Dig up the underground「プロダクト一機一会」 by 松崎順一
80年代のソニーイズムを形にした極小ステレオラジカセ「SONY STEREO CASSETTE-CORDER WA-66」
本格的な梅雨の到来。家電にとってはこの湿気が大敵。保管の際に屋内ではなく屋外、特に物置などに置いておくと間違いなく湿気にやられてカビたり錆たりするので注意が必要なのである。
僕が保管するラジカセも、なるべく通気性の良い棚に置いて空気がよどまないようにしている。そんな梅雨時ならではの話題はさて置いて、前回に引き続き倉庫から発掘したSONY製品を紹介する。
その製品はコンパクトな筐体の中にメカがぎっしり詰まったSONYの1983年製のステレオラジカセ、「WA-66」である。真っ赤な筐体はまさに80年代を象徴している。
そしてウォークマンを一回り大きくしたサイズながら、スピーカーを備えたステレオラジカセなのだ。

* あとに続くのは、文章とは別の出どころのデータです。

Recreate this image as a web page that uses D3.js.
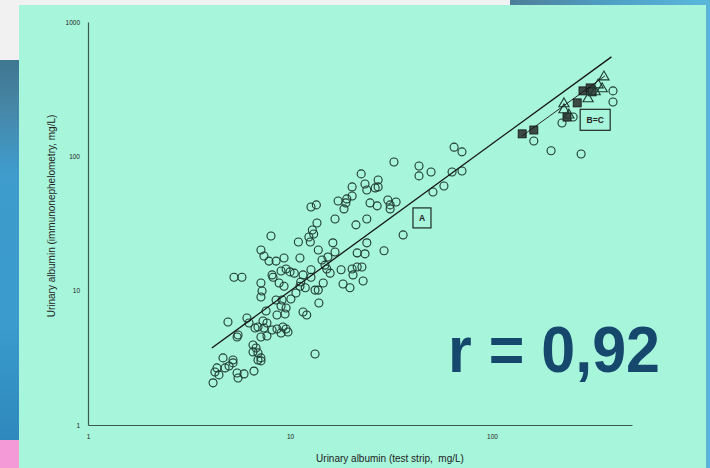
<!DOCTYPE html>
<html><head><meta charset="utf-8">
<script src="https://cdn.jsdelivr.net/npm/d3@7"></script>
<style>body{margin:0;background:#f1f1f1;overflow:hidden}svg{display:block}</style>
</head><body><svg id="c" width="710" height="468"></svg>
<script>
// ---- data (test strip mg/L, immunonephelometry mg/L) ----
const circlesA = [
[64.9,117],[71.0,108],[32.7,90.8],[43.5,84.8],[43.5,71.5],[49.9,76.5],[63.4,76.5],[71.0,77.8],[51.0,54.3],[57.8,60.2],
[22.5,74.0],[20.3,59.2],[23.5,62.3],[24.0,56.2],[27.3,66.7],[27.3,59.2],[26.4,58.2],[20.3,50.7],[19.1,48.2],[17.3,46.5],
[18.9,45.0],[18.5,40.6],[12.7,42.0],[13.5,43.5],[24.9,45.0],[27.0,42.8],[30.5,47.3],[33.5,45.7],[31.3,43.5],[31.3,40.6],
[16.7,34.2],[24.0,34.2],[13.6,31.9],[21.2,30.9],[36.3,26.0],[8.05,25.5],[12.9,28.3],[13.1,26.4],[12.4,25.1],[12.6,23.0],
[11.0,23.0],[16.3,22.7],[24.0,22.7],[7.18,20.1],[7.43,18.1],[7.87,16.6],[8.53,16.6],[9.34,17.5],[11.2,17.5],[13.8,20.1],
[16.7,19.4],[21.5,19.1],[23.5,18.8],[29.2,19.8],[15.4,17.8],[14.4,16.9],[14.9,15.5],[15.2,14.5],[15.8,13.5],[5.28,12.6],
[5.78,12.6],[8.15,13.1],[8.24,12.6],[9.03,14.0],[9.56,14.5],[10.0,13.8],[10.5,13.5],[8.83,11.4],[9.34,10.8],[7.18,11.4],
[7.27,9.95],[7.18,8.98],[11.6,13.1],[12.7,14.3],[12.7,12.6],[11.3,11.6],[11.9,10.5],[11.2,10.8],[13.3,10.1],[13.8,10.1],
[14.6,11.4],[17.9,14.3],[20.3,14.5],[21.5,15.0],[22.7,15.0],[20.5,13.1],[23.0,11.8],[18.3,11.2],[19.8,10.5],[13.9,8.09],
[8.53,8.53],[9.13,8.53],[10.1,8.67],[10.7,9.61],[9.03,7.69],[9.56,7.43],[9.45,6.71],[8.62,6.59],[11.6,6.94],[12.1,6.59],
[7.61,7.06],[6.12,6.26],[6.27,5.75],[4.93,5.85],[6.71,5.28],[6.94,5.37],[7.35,5.95],[7.69,5.75],[7.43,5.28],[7.69,4.60],
[7.18,4.52],[8.15,5.10],[8.62,5.19],[9.03,4.84],[9.56,5.19],[9.77,4.92],[9.23,5.37],[5.47,4.52],[5.53,4.68],[6.56,3.94],
[6.79,3.74],[6.56,3.50],[6.94,3.44],[7.18,3.16],[6.94,3.05],[7.18,3.00],[13.3,3.38],[4.66,3.16],[5.22,3.05],[5.22,2.90],
[4.99,2.75],[4.77,2.66],[4.35,2.66],[4.25,2.48],[4.45,2.36],[4.16,2.06],[5.47,2.44],[5.53,2.24],[5.92,2.40],[6.63,2.52],
[161,130],[196,110],[276,104],[222,177],[252,196],[397,307],[397,254]
];
const squaresB = [[141,147],[161,157],[235,196],[264,250],[282,307],[306,323],[313,302]];
const trianglesC = [[358,390],[335,340],[351,318],[299,268],[324,302],[227,246],[227,222],[240,203]];
const lineA = [[4.1,3.74],[390,550]];
const lineBC = [[141,142],[362,397]];
const xTicks = [1,10,100];
const yTicks = [1,10,100,1000];
const boxLabels = [{t:"A",x:45.0,y:34.8,w:18,h:20},{t:"B=C",x:324,y:187,w:30,h:21}];
const xTitle = "Urinary albumin (test strip,  mg/L)";
const yTitle = "Urinary albumin (immunonephelometry, mg/L)";
const rText = "r = 0,92";

const svg = d3.select("#c");
const defs = svg.append("defs");
const g1 = defs.append("linearGradient").attr("id","lb").attr("x1",0).attr("y1",0).attr("x2",0).attr("y2",1);
[[0,"#3f7690"],[0.12,"#4686a6"],[0.3,"#3f9ccd"],[0.7,"#3a9bcc"],[1,"#2f88bd"]].forEach(s=>g1.append("stop").attr("offset",s[0]).attr("stop-color",s[1]));
const g2 = defs.append("linearGradient").attr("id","tb").attr("x1",0).attr("y1",0).attr("x2",1).attr("y2",0);
[[0,"#4d7e98"],[0.5,"#4f9fc4"],[1,"#5ab8dc"]].forEach(s=>g2.append("stop").attr("offset",s[0]).attr("stop-color",s[1]));

// background
svg.append("rect").attr("x",0).attr("y",0).attr("width",710).attr("height",468).attr("fill","#f1f1f1");
svg.append("rect").attr("x",0).attr("y",60).attr("width",20).attr("height",380).attr("fill","url(#lb)");
svg.append("rect").attr("x",0).attr("y",440).attr("width",20).attr("height",28).attr("fill","#f39ad7");
svg.append("rect").attr("x",510).attr("y",0).attr("width",200).attr("height",6).attr("fill","url(#tb)");
svg.append("rect").attr("x",700).attr("y",0).attr("width",10).attr("height",468).attr("fill","#5ab5d8");
svg.append("rect").attr("x",19).attr("y",5).attr("width",687).attr("height",463).attr("fill","#a7f5db");

const x = d3.scaleLog().domain([1,493]).range([88,632]);
const y = d3.scaleLog().domain([1,1000]).range([425,22]);
const ink = "#1e3a30";

const xa = svg.append("g").attr("transform","translate(0,425)")
  .call(d3.axisBottom(x).tickValues(xTicks).tickSize(0).tickPadding(9).tickFormat(d3.format("d")));
const ya = svg.append("g").attr("transform","translate(88,0)")
  .call(d3.axisLeft(y).tickValues(yTicks).tickSize(0).tickPadding(8).tickFormat(d3.format("d")));
[xa,ya].forEach(a=>{
  a.select(".domain").attr("stroke","#3b5a4f").attr("stroke-width",1.2);
  a.selectAll("text").attr("font-family","Liberation Sans, Arial, sans-serif").attr("font-size",6.5).attr("fill","#222");
});

svg.append("text").attr("x",390).attr("y",462).attr("text-anchor","middle").style("white-space","pre")
  .attr("font-family","Liberation Sans, Arial, sans-serif").attr("font-size",10).attr("fill","#222").text(xTitle);
svg.append("text").attr("transform","translate(55,216) rotate(-90)").attr("text-anchor","middle")
  .attr("font-family","Liberation Sans, Arial, sans-serif").attr("font-size",10).attr("fill","#222").text(yTitle);

// points
svg.append("g").selectAll("circle").data(circlesA).join("circle")
  .attr("cx",d=>x(d[0])).attr("cy",d=>y(d[1])).attr("r",4)
  .attr("fill","none").attr("stroke",ink).attr("stroke-width",1.1);
svg.append("g").selectAll("rect").data(squaresB).join("rect")
  .attr("x",d=>x(d[0])-4).attr("y",d=>y(d[1])-4).attr("width",8).attr("height",8)
  .attr("fill","#3b4a45").attr("stroke","#111").attr("stroke-width",0.8);
const tri = d3.symbol().type(d3.symbolTriangle).size(45);
svg.append("g").selectAll("path").data(trianglesC).join("path")
  .attr("d",tri).attr("transform",d=>`translate(${x(d[0])},${y(d[1])})`)
  .attr("fill","none").attr("stroke",ink).attr("stroke-width",1.1);

// regression lines
const ln = d3.line().x(d=>x(d[0])).y(d=>y(d[1]));
svg.append("path").attr("d",ln(lineA)).attr("stroke","#151515").attr("stroke-width",1.3).attr("fill","none");
svg.append("path").attr("d",ln(lineBC)).attr("stroke","#151515").attr("stroke-width",0.9).attr("fill","none");

// boxed labels
const bl = svg.append("g").selectAll("g").data(boxLabels).join("g")
  .attr("transform",d=>`translate(${x(d.x)},${y(d.y)})`);
bl.append("rect").attr("x",d=>-d.w/2).attr("y",d=>-d.h/2).attr("width",d=>d.w).attr("height",d=>d.h)
  .attr("fill","none").attr("stroke","#1e2a26").attr("stroke-width",1.2);
bl.append("text").attr("text-anchor","middle").attr("dy","0.35em")
  .attr("font-family","Liberation Sans, Arial, sans-serif").attr("font-weight","bold").attr("font-size",8.5).attr("fill","#222")
  .text(d=>d.t);

// r annotation
svg.append("text").attr("x",448).attr("y",372).attr("textLength",212).attr("lengthAdjust","spacingAndGlyphs")
  .attr("font-family","Liberation Sans, Arial, sans-serif").attr("font-weight","bold").attr("font-size",64)
  .attr("fill","#15486c").text(rText);
</script></body></html>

僕が知る限り超コンパクトなステレオラジカセは、他のメーカーではパイオニアの「SK-Q10」があり、本体の幅は約26cm。ちなみにスピーカーの間隔は12.5cmと左右の音の分離は大丈夫なのかと心配する程のサイズだが、SONYのWA-66に至っては本体の幅約18cmとほぼ手のひらサイズ、そしてスピーカーの間隔はなんと6.5cmとSK-Q10の半分だ。
そのステレオ感は実際どうなのか? というよりもこのサイズでステレオラジカセを作った当時の設計チームの熱い想いが伝わってくる製品に思える。そしてそこにはSONYの常にイノベーションを起こすという使命感と、常に新しい物を求めたコンシューマーとの共存共栄が存在していたに違いない。
WA-66はSONYが輝いていた80年代という時代を映す価値観を持った製品と感じるのである。
SONY STEREO CASSETTE-CORDER WA-66
発売時期:1983年(昭和58年)
1983年に起きた主な出来事
- ゆでたまご作の漫画・テレビアニメ『キン肉マン』がヒットを受けて、キン肉マン消しゴムが発売開始
- アメリカ人初の女性宇宙飛行士を乗せたスペースシャトル「チャレンジャー」打ち上げ
- 大島渚監督「戦場のメリー・クリスマス」上映。デヴィッド・ボウイ、坂本龍一、ビートたけしらが出演。